##### Dataset section

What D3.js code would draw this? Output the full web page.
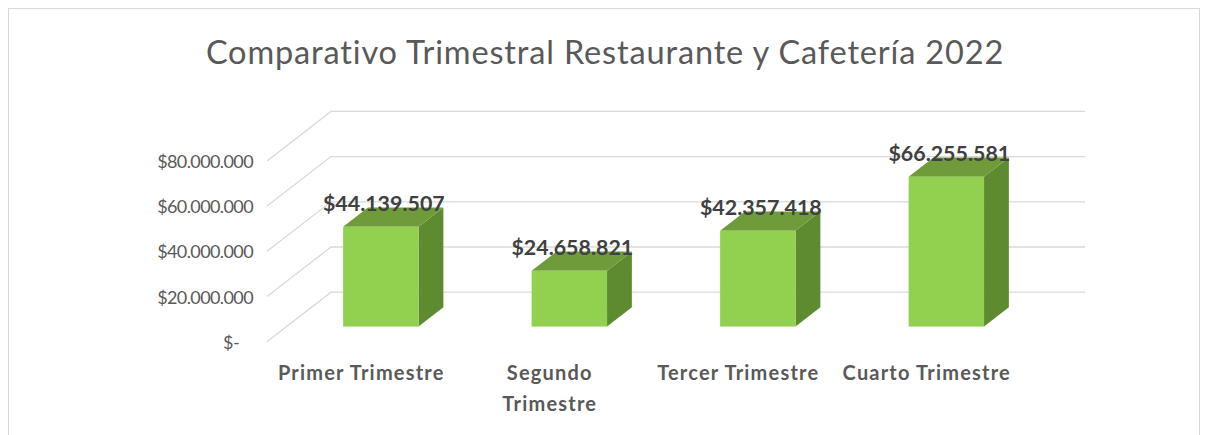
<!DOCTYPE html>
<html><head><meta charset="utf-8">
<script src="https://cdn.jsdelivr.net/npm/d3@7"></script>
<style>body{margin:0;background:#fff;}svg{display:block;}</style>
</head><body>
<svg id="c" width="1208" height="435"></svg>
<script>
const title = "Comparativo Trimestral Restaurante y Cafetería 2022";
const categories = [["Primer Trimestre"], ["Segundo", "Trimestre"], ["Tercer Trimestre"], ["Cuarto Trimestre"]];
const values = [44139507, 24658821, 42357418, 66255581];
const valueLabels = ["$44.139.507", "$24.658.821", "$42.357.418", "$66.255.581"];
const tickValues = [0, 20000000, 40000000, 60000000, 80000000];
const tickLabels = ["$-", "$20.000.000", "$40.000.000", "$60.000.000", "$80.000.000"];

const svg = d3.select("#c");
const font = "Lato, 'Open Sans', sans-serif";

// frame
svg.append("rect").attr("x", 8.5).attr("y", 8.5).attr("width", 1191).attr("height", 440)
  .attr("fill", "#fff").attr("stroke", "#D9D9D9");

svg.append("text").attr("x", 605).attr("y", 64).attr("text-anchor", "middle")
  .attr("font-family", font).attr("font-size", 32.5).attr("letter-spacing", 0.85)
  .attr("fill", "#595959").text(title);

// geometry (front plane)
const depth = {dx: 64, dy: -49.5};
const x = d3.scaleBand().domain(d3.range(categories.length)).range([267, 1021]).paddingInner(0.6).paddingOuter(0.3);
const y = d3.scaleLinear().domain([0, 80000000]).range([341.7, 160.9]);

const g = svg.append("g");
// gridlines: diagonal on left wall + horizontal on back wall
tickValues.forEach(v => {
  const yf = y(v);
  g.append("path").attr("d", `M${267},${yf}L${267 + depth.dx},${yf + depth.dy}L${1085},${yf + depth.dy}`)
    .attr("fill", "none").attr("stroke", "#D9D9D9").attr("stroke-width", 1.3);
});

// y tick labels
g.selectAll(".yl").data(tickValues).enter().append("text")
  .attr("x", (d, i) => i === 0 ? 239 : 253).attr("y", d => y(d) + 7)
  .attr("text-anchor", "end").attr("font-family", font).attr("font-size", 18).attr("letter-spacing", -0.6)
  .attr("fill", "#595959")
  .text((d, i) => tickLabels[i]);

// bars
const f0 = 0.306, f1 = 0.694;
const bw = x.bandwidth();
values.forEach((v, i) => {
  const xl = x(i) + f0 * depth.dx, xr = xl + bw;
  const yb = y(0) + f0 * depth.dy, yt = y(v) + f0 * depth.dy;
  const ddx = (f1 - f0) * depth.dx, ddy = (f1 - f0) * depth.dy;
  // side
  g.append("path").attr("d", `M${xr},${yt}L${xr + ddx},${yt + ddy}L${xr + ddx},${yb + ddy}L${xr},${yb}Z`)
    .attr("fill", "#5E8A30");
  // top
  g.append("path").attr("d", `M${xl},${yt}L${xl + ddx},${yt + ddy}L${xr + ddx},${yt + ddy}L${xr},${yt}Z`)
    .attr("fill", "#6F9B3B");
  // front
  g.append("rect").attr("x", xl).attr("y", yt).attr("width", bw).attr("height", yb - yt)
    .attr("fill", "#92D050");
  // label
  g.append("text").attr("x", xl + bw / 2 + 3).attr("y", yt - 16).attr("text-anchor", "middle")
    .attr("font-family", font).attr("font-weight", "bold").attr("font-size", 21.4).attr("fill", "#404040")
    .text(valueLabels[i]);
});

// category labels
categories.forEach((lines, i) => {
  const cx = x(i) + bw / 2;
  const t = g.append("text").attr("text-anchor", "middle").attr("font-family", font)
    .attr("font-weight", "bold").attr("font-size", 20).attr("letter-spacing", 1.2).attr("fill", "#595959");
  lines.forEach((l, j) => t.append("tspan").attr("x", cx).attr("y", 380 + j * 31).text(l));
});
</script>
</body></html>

##########

» **Required task**: Return exactly what appears from the opening line of the material through the line with "d3.scaleLinear().domain([0, 80000000]).range([341.7, 160.9]);", apart from the pictures.

» **Finished task**:
What D3.js code would draw this? Output the full web page.
<!DOCTYPE html>
<html><head><meta charset="utf-8">
<script src="https://cdn.jsdelivr.net/npm/d3@7"></script>
<style>body{margin:0;background:#fff;}svg{display:block;}</style>
</head><body>
<svg id="c" width="1208" height="435"></svg>
<script>
const title = "Comparativo Trimestral Restaurante y Cafetería 2022";
const categories = [["Primer Trimestre"], ["Segundo", "Trimestre"], ["Tercer Trimestre"], ["Cuarto Trimestre"]];
const values = [44139507, 24658821, 42357418, 66255581];
const valueLabels = ["$44.139.507", "$24.658.821", "$42.357.418", "$66.255.581"];
const tickValues = [0, 20000000, 40000000, 60000000, 80000000];
const tickLabels = ["$-", "$20.000.000", "$40.000.000", "$60.000.000", "$80.000.000"];

const svg = d3.select("#c");
const font = "Lato, 'Open Sans', sans-serif";

// frame
svg.append("rect").attr("x", 8.5).attr("y", 8.5).attr("width", 1191).attr("height", 440)
  .attr("fill", "#fff").attr("stroke", "#D9D9D9");

svg.append("text").attr("x", 605).attr("y", 64).attr("text-anchor", "middle")
  .attr("font-family", font).attr("font-size", 32.5).attr("letter-spacing", 0.85)
  .attr("fill", "#595959").text(title);

// geometry (front plane)
const depth = {dx: 64, dy: -49.5};
const x = d3.scaleBand().domain(d3.range(categories.length)).range([267, 1021]).paddingInner(0.6).paddingOuter(0.3);
const y = d3.scaleLinear().domain([0, 80000000]).range([341.7, 160.9]);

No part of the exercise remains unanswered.